Joey Banks recaps the Framework announcements. On choosing between styles and variables: “Wait, but styles don’t allow for modes, right? Wouldn’t the use of styles prevent us from switching themes or brands? Actually, this is what I’m most excited about with this update, and it’s the further positioning of how styles can be useful in combination with variables. Because all styles (yes, typography now, too!) can use variables, adjusting one variable mode within a style will adjust all variables to reflect that new mode change.”
Chad Bergman continues the series on getting started with design systems with a walkthrough of the basics of creating a system tailored to your unique goals and challenges, whether building from scratch or starting with existing pieces.
Jacob Miller, a Product Manager for Design Systems at Figma, gives an overview of everything launched at Framework — Code Connect for developers, typography and gradient variables, and the new Library Analytics API. All of the above is designed to drive design system adoption across the teams because “building a design system is only half the battle — the real challenge is getting it adopted by both designers and developers.” If you missed the event, that’s one summary you need.
“Create a FigJam board during or outside of a Google Meet call to jam remotely or in person.”
“Now, your team can access Figma library data outside of the app, so you can organize the data based on your organization’s needs. This will include component insertion, detachment, and instance data, as well as team and file-level breakdowns. Enterprise plans only.”
“Code Connect is a tool for design systems and engineering teams to bring component code into Dev Mode. When inspecting a component with connected code snippets, developers will see design system code from their libraries instead of auto-generated code.” Currently in beta. Available on Enterprise or Organization plans only.
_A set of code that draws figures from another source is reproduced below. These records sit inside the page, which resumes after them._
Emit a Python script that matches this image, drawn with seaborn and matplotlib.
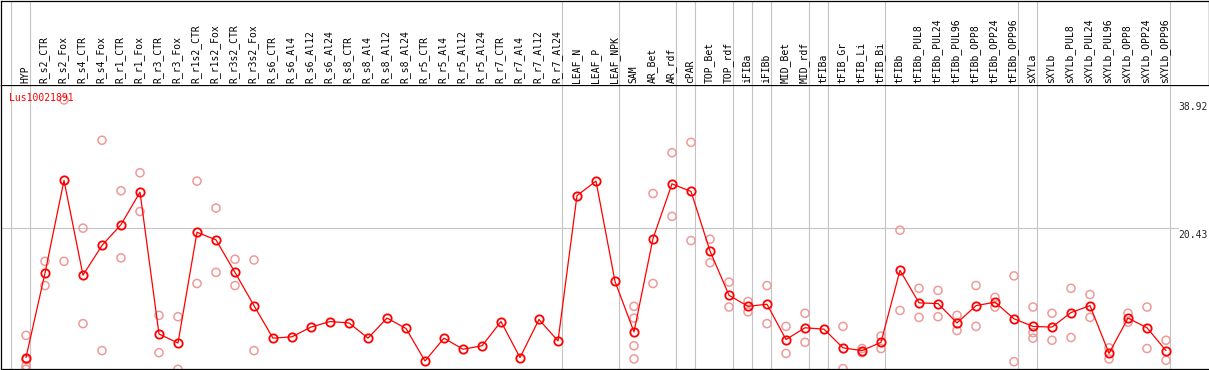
import numpy as np
import pandas as pd
import seaborn as sns
import matplotlib.pyplot as plt

samples = [
    "HYP", "R_s2_CTR", "R_s2_Fox", "R_s4_CTR", "R_s4_Fox", "R_r1_CTR", "R_r1_Fox",
    "R_r3_CTR", "R_r3_Fox", "R_r1s2_CTR", "R_r1s2_Fox", "R_r3s2_CTR", "R_r3s2_Fox",
    "R_s6_CTR", "R_s6_Al4", "R_s6_Al12", "R_s6_Al24", "R_s8_CTR", "R_s8_Al4",
    "R_s8_Al12", "R_s8_Al24", "R_r5_CTR", "R_r5_Al4", "R_r5_Al12", "R_r5_Al24",
    "R_r7_CTR", "R_r7_Al4", "R_r7_Al12", "R_r7_Al24", "LEAF_N", "LEAF_P", "LEAF_NPK",
    "SAM", "AR_Bet", "AR_rdf", "cPAR", "TOP_Bet", "TOP_rdf", "iFIBa", "iFIBb",
    "MID_Bet", "MID_rdf", "tFIBa", "tFIB_Gr", "tFIB_Li", "tFIB_Bi", "tFIBb",
    "tFIBb_PUL8", "tFIBb_PUL24", "tFIBb_PUL96", "tFIBb_OPP8", "tFIBb_OPP24",
    "tFIBb_OPP96", "sXYLa", "sXYLb", "sXYLb_PUL8", "sXYLb_PUL24", "sXYLb_PUL96",
    "sXYLb_OPP8", "sXYLb_OPP24", "sXYLb_OPP96",
]

means = [
    1.7, 13.9, 27.3, 13.6, 17.9, 20.9, 25.6, 5.1, 3.8, 19.8, 18.7, 14.0, 9.2,
    4.5, 4.7, 6.1, 6.9, 6.7, 4.5, 7.4, 5.9, 1.2, 4.5, 2.9, 3.4,
    6.9, 1.7, 7.2, 4.1, 25.1, 27.2, 12.7,
    5.4, 18.9, 26.8, 25.7, 17.1, 10.7, 9.1, 9.4,
    4.3, 6.0, 5.8, 3.1, 2.7, 3.9, 14.3,
    9.6, 9.5, 6.7, 9.2, 9.7,
    7.3, 6.2, 6.1, 8.2, 9.2, 2.3,
    7.4, 6.0, 2.7,
]

replicates = [
    [4.9, 1.4, 0.5, 0.0], [15.6, 12.1], [38.92, 15.6], [20.4, 6.6], [33.1, 2.7],
    [25.8, 16.1], [28.4, 22.8], [7.8, 2.4], [7.6, 0.0], [27.2, 12.4], [23.3, 14.0],
    [15.9, 12.1], [15.8, 2.7],
    [], [], [], [], [], [], [], [], [], [], [], [], [], [], [], [],
    [], [], [],
    [9.1, 7.4, 3.4, 1.5], [25.4, 12.4], [31.3, 22.1], [32.8, 18.6], [18.8, 15.4],
    [12.6, 9.0], [9.8, 8.3], [12.1, 6.6], [6.2, 2.3], [8.1, 3.9], [],
    [6.2, 0.1], [3.0, 2.4], [4.8, 3.0], [20.1, 8.5],
    [11.7, 7.5], [11.4, 7.6], [7.8, 5.6], [12.1, 6.2], [10.4, 9.0], [13.5, 1.1],
    [9.0, 5.3, 4.5], [8.1, 4.2], [11.7, 4.6], [10.8, 7.5], [3.1, 1.5],
    [8.1, 6.8], [9.0, 3.0], [4.2, 1.3],
]

# group separators (index of first sample in each group)
groups = [0, 1, 29, 32, 35, 36, 38, 39, 40, 42, 43, 46, 53, 54, 61]
scale_marks = [38.92, 20.43, 0]
gene = "Lus10021891"

W, H = 1209, 370
X0, DX = 26, 19          # pixel of first column, column step
Y0, DY = 369.3, 6.92     # pixel of value 0, pixels per unit
HEAD = 85                # header height in px

sns.set_style("white")
plt.rcParams["font.family"] = ["DejaVu Sans Mono"]

mean_df = pd.DataFrame({"pos": np.arange(len(samples)), "value": means})
rep_df = pd.DataFrame(
    [(i, v) for i, reps in enumerate(replicates) for v in reps],
    columns=["pos", "value"],
)

fig = plt.figure(figsize=(W / 100, H / 100), dpi=100)
xlim = ((1 - X0) / DX, (W - X0) / DX)

ax = fig.add_axes([1 / W, 1.5 / H, (W - 1) / W, (H - HEAD - 1.5) / H])
ax.set_xlim(*xlim)
ax.set_ylim((Y0 - (H - 1.5)) / DY, (Y0 - HEAD) / DY)

hdr = fig.add_axes([1 / W, (H - HEAD) / H, (W - 1) / W, (HEAD - 0.5) / H])
hdr.set_xlim(*xlim)
hdr.set_ylim(HEAD, 0.5)

grid_col = "#c4c4c4"
for g in groups:
    xg = g - 15 / DX
    ax.axvline(xg, color=grid_col, lw=0.8, zorder=0)
    hdr.axvline(xg, color=grid_col, lw=0.8, zorder=0)

ax.axhline(20.43, xmax=(1178 - 1) / (W - 1), color=grid_col, lw=0.8, zorder=0)

sns.scatterplot(
    data=rep_df, x="pos", y="value", ax=ax,
    marker="o", s=34, fc="none", ec="#ef9a9a", linewidth=1.1,
    clip_on=False, zorder=2, legend=False,
)

sns.lineplot(
    data=mean_df, x="pos", y="value", ax=ax, estimator=None,
    color="red", lw=0.9, marker="o", markersize=6,
    markerfacecolor="none", markeredgecolor="red", markeredgewidth=1.3,
    zorder=3,
)

for i, name in enumerate(samples):
    hdr.text(i - 0.05, 83, name, rotation=90, ha="center", va="bottom",
             fontsize=7, color="black")

ax.text((9.3 - X0) / DX, (Y0 - 97.7) / DY, gene, color="red", fontsize=7,
        ha="left", va="center")

xlab = (1178 - X0) / DX
for v in scale_marks:
    if v == 0:
        ax.annotate("0", (xlab, v), xytext=(0, 3), textcoords="offset points",
                    fontsize=7, ha="left", va="bottom")
    else:
        ax.annotate(f"{v:.2f}", (xlab, v), xytext=(0, -1.5),
                    textcoords="offset points", fontsize=7, ha="left", va="top")

ax.set_xlabel("")
ax.set_ylabel("")
ax.set_xticks([])
ax.set_yticks([])
hdr.set_xticks([])
hdr.set_yticks([])
for s in ["left", "top", "bottom"]:
    ax.spines[s].set_color("black")
    ax.spines[s].set_linewidth(0.9)
ax.spines["right"].set_visible(False)
for s in ["left", "top", "right"]:
    hdr.spines[s].set_color("black")
    hdr.spines[s].set_linewidth(0.9)
hdr.spines["bottom"].set_visible(False)

fig.savefig("out.png", dpi=100)
plt.close(fig)
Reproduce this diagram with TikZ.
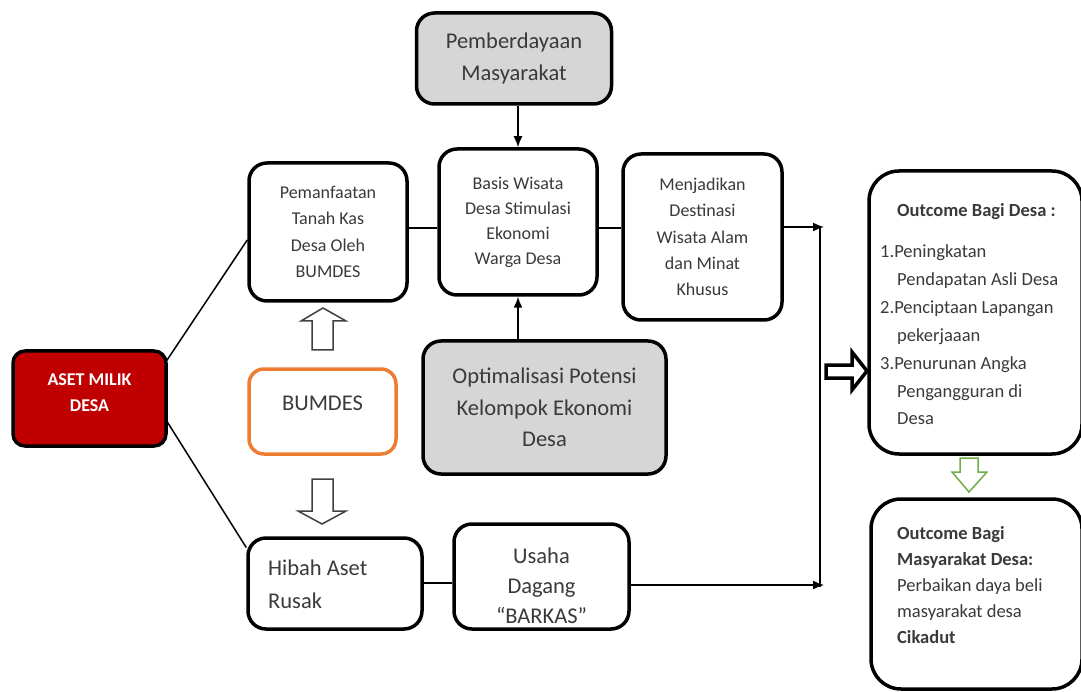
\documentclass[tikz,border=0pt]{standalone}
\usepackage{fontspec}
\setmainfont{Carlito}
\usetikzlibrary{arrows.meta,calc}
\definecolor{txt}{HTML}{3A3A3A}
\definecolor{grayfill}{HTML}{D6D6D6}
\definecolor{asetred}{HTML}{C00000}
\definecolor{bumorange}{HTML}{ED7D31}
\definecolor{arrgreen}{HTML}{70AD47}
\newcommand{\fsz}[2]{\fontsize{#1}{#2}\selectfont}
\begin{document}
\begin{tikzpicture}[x=1pt,y=-1pt,
  box/.style={draw=black, line width=3.5pt, rounded corners=18pt, fill=white, align=center, text=txt, inner sep=0pt},
  conn/.style={draw=black, line width=1.5pt},
  tipped/.style={-{Latex[length=11pt,width=9pt]}},
  hollow/.style={draw=black!75, line width=1.5pt, fill=white, line join=miter},
  plain/.style={text=txt, inner sep=0pt}]
\clip (0,0) rectangle (1081,692);
\fill[white] (0,0) rectangle (1081,692);

% boxes
\node[box, fill=grayfill, minimum width=195pt, minimum height=91pt, font=\fsz{22.5}{32}] (pem) at (514,58.5) {Pemberdayaan\\Masyarakat};
\node[box, minimum width=158pt, minimum height=146pt, font=\fsz{18}{25}] (basis) at (518,222) {Basis Wisata\\Desa Stimulasi\\Ekonomi\\Warga Desa};
\node[box, minimum width=158pt, minimum height=138pt, font=\fsz{18}{26.5}] (pman) at (328,232) {Pemanfaatan\\Tanah Kas\\Desa Oleh\\BUMDES};
\node[box, minimum width=159pt, minimum height=166pt, font=\fsz{18}{26.3}] (menj) at (702.5,237) {Menjadikan\\Destinasi\\Wisata Alam\\dan Minat\\Khusus};
\node[box, fill=asetred, rounded corners=12pt, minimum width=153pt, minimum height=95pt] (aset) at (89.5,398.5) {};
\node[plain, text=white, align=center, font=\bfseries\fsz{18}{26}] (asett) at (89.5,392.5) {ASET MILIK\\DESA};
\node[box, draw=bumorange, rounded corners=15pt, minimum width=147pt, minimum height=85pt] (bum) at (322.5,411.5) {};
\node[plain, font=\fsz{22.5}{30}] (bumt) at (322.5,403) {BUMDES};
\node[box, fill=grayfill, minimum width=243pt, minimum height=133pt, font=\fsz{22.5}{31.5}] (opt) at (544.5,407.5) {Optimalisasi Potensi\\Kelompok Ekonomi\\Desa};
\node[box, minimum width=174pt, minimum height=91pt] (hib) at (335,583.5) {};
\node[plain, align=left, anchor=west, font=\fsz{22.5}{33}] (hibt) at (268,584) {Hibah Aset\\Rusak};
\node[box, minimum width=175pt, minimum height=105pt] (usa) at (541.5,576.5) {};
\node[plain, align=center, font=\fsz{22.5}{30}] (usat) at (541.5,586) {Usaha\\Dagang\\“BARKAS”};
\node[box, rounded corners=30pt, minimum width=213pt, minimum height=283pt] (od) at (975.5,312.5) {};
\node[plain, align=left, anchor=north west, font=\fsz{18.5}{27.9}] (odt) at (880,203) {{\bfseries\hspace*{17pt}Outcome Bagi Desa :}\\[13.5pt]
1.Peningkatan\\
\hspace*{17pt}Pendapatan Asli Desa\\
2.Penciptaan Lapangan\\
\hspace*{17pt}pekerjaaan\\
3.Penurunan Angka\\
\hspace*{17pt}Pengangguran di\\
\hspace*{17pt}Desa};
\node[box, rounded corners=30pt, minimum width=211pt, minimum height=190pt] (om) at (976.5,594) {};
\node[plain, align=left, anchor=north west, font=\fsz{18.5}{26}] (omt) at (897,526) {{\bfseries Outcome Bagi}\\
{\bfseries Masyarakat Desa:}\\
Perbaikan daya beli\\
masyarakat desa\\
{\bfseries Cikadut}};

% junction coordinates
\coordinate (jt) at (824,227);
\coordinate (jb) at (824,585);
\coordinate (vt) at (820,227);
\coordinate (vb) at (820,587);

% connectors
\draw[conn] ($(aset.east)+(-1,-38)$) -- ($(pman.west)+(0,8)$);
\draw[conn] ($(aset.east)+(-2,21)$) -- ($(hib.west)+(0,-36)$);
\draw[conn] (pman.east |- 0,228) -- (basis.west |- 0,228);
\draw[conn] (basis.east |- 0,228) -- (menj.west |- 0,228);
\draw[conn] (hib.east |- 0,583) -- (usa.west |- 0,583);
\draw[conn, tipped] (pem.south -| basis.north) -- (basis.north);
\draw[conn, tipped] (opt.north -| basis.south) -- (basis.south);
\draw[conn, tipped] (menj.east |- jt) -- (jt);
\draw[conn, tipped] (usa.east |- jb) -- (jb);
\draw[conn] (vt) -- (vb);

% hollow block arrows
\draw[hollow] (312,350) -- (312,321) -- (301,321) -- (323,308) -- (346,321) -- (333,321) -- (333,350) -- cycle;
\draw[hollow] (312,479) -- (312,511) -- (298,511) -- (322,524) -- (346,511) -- (333,511) -- (333,479) -- cycle;
\draw[hollow, draw=black, line width=3.5pt] (826,365) -- (852,365) -- (852,352) -- (867,371) -- (852,390) -- (852,378) -- (826,378) -- cycle;
\draw[hollow, draw=arrgreen] (960,458) -- (978,458) -- (978,472) -- (987,472) -- (969,492) -- (952,472) -- (960,472) -- cycle;
\end{tikzpicture}
\end{document}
Sam shares math equations she used in Token Studio to build all sorts of dimension tokens and even a proportional scale that snaps to a 4 or 8 pixel grid. This guide uses typography as an example, but the same ideas apply to sizing and spacing. There is even a free playground in the Community.
“The Washington Post’s inclusive process for creating new design system components bridges the gap between design and development to make features that help navigate the news online.”
Ana Boyer wonders, what if we also marketed design systems like products? “In my time at Figma, I’ve talked to dozens of design systems teams looking to drive adoption and prove the value of their work. Now, more than ever, it’s important to think, strategize, and execute like a marketer. Here are some of the tactics and strategies for helping you position your design system as an integral asset — whether launching anew or revitalizing existing efforts.”
This April Fun Day, Figma had some fun with cursors. “What better way to celebrate this icon of interaction than with a look back at digital eras through the decades? For one week starting this April Fun Day, you’ll be able to choose throwback cursors inspired by four aesthetics from internet history: We’re calling them 8‑bit, Y2K, Skeuomorphic, and Aero. Here, we reminisce about bygone trends and reveal how we brought these vintages back to life.”